Transcribe all of the material exactly, except for its pictures.

>> start INFORMATION SHOWN

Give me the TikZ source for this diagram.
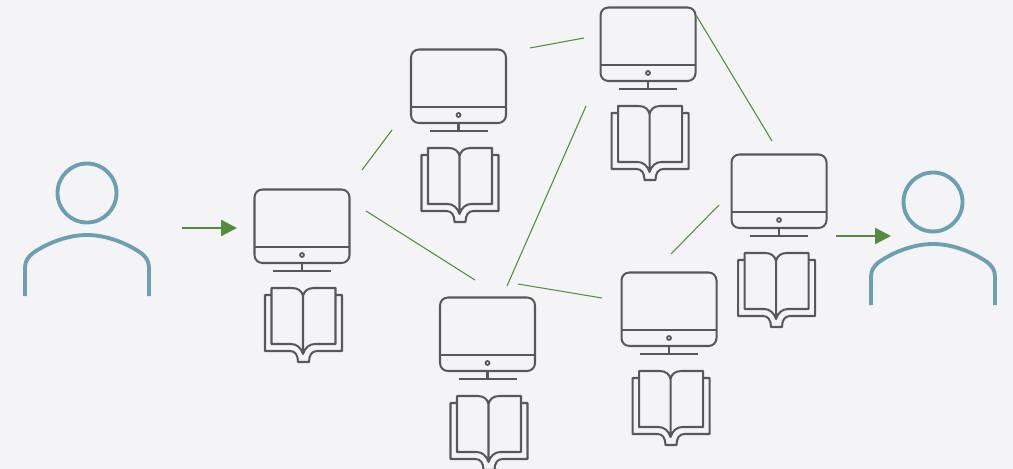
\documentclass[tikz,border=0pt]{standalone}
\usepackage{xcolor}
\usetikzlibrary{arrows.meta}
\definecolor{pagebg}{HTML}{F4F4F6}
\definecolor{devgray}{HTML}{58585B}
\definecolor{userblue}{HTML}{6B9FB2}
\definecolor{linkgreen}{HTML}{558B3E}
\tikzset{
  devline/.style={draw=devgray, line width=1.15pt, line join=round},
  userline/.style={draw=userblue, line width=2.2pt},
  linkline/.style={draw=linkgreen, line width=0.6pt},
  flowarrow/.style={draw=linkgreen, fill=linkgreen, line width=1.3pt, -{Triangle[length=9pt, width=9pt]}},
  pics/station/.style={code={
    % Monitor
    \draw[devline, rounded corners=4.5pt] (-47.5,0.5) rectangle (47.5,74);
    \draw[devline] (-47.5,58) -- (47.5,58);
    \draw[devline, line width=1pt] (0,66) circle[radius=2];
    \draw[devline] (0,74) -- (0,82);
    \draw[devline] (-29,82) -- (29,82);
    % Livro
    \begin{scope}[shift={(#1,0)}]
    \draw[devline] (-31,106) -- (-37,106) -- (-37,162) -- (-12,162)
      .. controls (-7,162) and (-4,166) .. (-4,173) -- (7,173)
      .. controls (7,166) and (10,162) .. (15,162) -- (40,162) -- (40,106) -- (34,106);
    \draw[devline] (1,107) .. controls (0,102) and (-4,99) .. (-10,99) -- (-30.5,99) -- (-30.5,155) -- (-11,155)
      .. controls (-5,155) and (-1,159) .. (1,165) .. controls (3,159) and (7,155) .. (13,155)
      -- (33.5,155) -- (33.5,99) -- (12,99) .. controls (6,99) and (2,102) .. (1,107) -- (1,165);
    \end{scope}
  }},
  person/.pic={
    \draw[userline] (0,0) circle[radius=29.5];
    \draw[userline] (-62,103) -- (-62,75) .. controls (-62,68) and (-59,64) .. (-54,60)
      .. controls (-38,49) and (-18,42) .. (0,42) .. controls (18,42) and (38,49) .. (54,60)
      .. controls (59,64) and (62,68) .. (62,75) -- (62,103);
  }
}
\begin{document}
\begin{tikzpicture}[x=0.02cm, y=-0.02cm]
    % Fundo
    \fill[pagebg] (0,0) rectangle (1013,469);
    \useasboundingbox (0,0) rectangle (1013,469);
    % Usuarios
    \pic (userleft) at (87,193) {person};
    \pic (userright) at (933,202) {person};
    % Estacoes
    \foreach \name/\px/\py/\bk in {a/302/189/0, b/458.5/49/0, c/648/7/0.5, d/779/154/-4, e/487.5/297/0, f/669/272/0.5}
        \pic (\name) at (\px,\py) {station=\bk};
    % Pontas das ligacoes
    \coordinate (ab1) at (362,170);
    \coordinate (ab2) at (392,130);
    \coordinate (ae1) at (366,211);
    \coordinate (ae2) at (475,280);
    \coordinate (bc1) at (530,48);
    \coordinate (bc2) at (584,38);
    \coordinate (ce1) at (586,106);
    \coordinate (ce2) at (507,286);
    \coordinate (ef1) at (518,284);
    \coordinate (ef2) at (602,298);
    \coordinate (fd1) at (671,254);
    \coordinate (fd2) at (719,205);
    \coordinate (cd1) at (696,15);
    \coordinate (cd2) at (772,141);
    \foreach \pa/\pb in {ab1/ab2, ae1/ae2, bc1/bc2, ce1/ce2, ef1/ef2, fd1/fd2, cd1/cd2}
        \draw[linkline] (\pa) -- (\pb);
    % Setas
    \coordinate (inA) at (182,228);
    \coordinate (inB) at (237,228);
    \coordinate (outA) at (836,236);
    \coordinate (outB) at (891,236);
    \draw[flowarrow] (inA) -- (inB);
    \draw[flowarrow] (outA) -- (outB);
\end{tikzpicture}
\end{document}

>> end INFORMATION SHOWN

» COMPLETED TASK:
Give me the TikZ source for this diagram.
\documentclass[tikz,border=0pt]{standalone}
\usepackage{xcolor}
\usetikzlibrary{arrows.meta}
\definecolor{pagebg}{HTML}{F4F4F6}
\definecolor{devgray}{HTML}{58585B}
\definecolor{userblue}{HTML}{6B9FB2}
\definecolor{linkgreen}{HTML}{558B3E}
\tikzset{
  devline/.style={draw=devgray, line width=1.15pt, line join=round},
  userline/.style={draw=userblue, line width=2.2pt},
  linkline/.style={draw=linkgreen, line width=0.6pt},
  flowarrow/.style={draw=linkgreen, fill=linkgreen, line width=1.3pt, -{Triangle[length=9pt, width=9pt]}},
  pics/station/.style={code={
    % Monitor
    \draw[devline, rounded corners=4.5pt] (-47.5,0.5) rectangle (47.5,74);
    \draw[devline] (-47.5,58) -- (47.5,58);
    \draw[devline, line width=1pt] (0,66) circle[radius=2];
    \draw[devline] (0,74) -- (0,82);
    \draw[devline] (-29,82) -- (29,82);
    % Livro
    \begin{scope}[shift={(#1,0)}]
    \draw[devline] (-31,106) -- (-37,106) -- (-37,162) -- (-12,162)
      .. controls (-7,162) and (-4,166) .. (-4,173) -- (7,173)
      .. controls (7,166) and (10,162) .. (15,162) -- (40,162) -- (40,106) -- (34,106);
    \draw[devline] (1,107) .. controls (0,102) and (-4,99) .. (-10,99) -- (-30.5,99) -- (-30.5,155) -- (-11,155)
      .. controls (-5,155) and (-1,159) .. (1,165) .. controls (3,159) and (7,155) .. (13,155)
      -- (33.5,155) -- (33.5,99) -- (12,99) .. controls (6,99) and (2,102) .. (1,107) -- (1,165);
    \end{scope}
  }},
  person/.pic={
    \draw[userline] (0,0) circle[radius=29.5];
    \draw[userline] (-62,103) -- (-62,75) .. controls (-62,68) and (-59,64) .. (-54,60)
      .. controls (-38,49) and (-18,42) .. (0,42) .. controls (18,42) and (38,49) .. (54,60)
      .. controls (59,64) and (62,68) .. (62,75) -- (62,103);
  }
}
\begin{document}
\begin{tikzpicture}[x=0.02cm, y=-0.02cm]
    % Fundo
    \fill[pagebg] (0,0) rectangle (1013,469);
    \useasboundingbox (0,0) rectangle (1013,469);
    % Usuarios
    \pic (userleft) at (87,193) {person};
    \pic (userright) at (933,202) {person};
    % Estacoes
    \foreach \name/\px/\py/\bk in {a/302/189/0, b/458.5/49/0, c/648/7/0.5, d/779/154/-4, e/487.5/297/0, f/669/272/0.5}
        \pic (\name) at (\px,\py) {station=\bk};
    % Pontas das ligacoes
    \coordinate (ab1) at (362,170);
    \coordinate (ab2) at (392,130);
    \coordinate (ae1) at (366,211);
    \coordinate (ae2) at (475,280);
    \coordinate (bc1) at (530,48);
    \coordinate (bc2) at (584,38);
    \coordinate (ce1) at (586,106);
    \coordinate (ce2) at (507,286);
    \coordinate (ef1) at (518,284);
    \coordinate (ef2) at (602,298);
    \coordinate (fd1) at (671,254);
    \coordinate (fd2) at (719,205);
    \coordinate (cd1) at (696,15);
    \coordinate (cd2) at (772,141);
    \foreach \pa/\pb in {ab1/ab2, ae1/ae2, bc1/bc2, ce1/ce2, ef1/ef2, fd1/fd2, cd1/cd2}
        \draw[linkline] (\pa) -- (\pb);
    % Setas
    \coordinate (inA) at (182,228);
    \coordinate (inB) at (237,228);
    \coordinate (outA) at (836,236);
    \coordinate (outB) at (891,236);
    \draw[flowarrow] (inA) -- (inB);
    \draw[flowarrow] (outA) -- (outB);
\end{tikzpicture}
\end{document}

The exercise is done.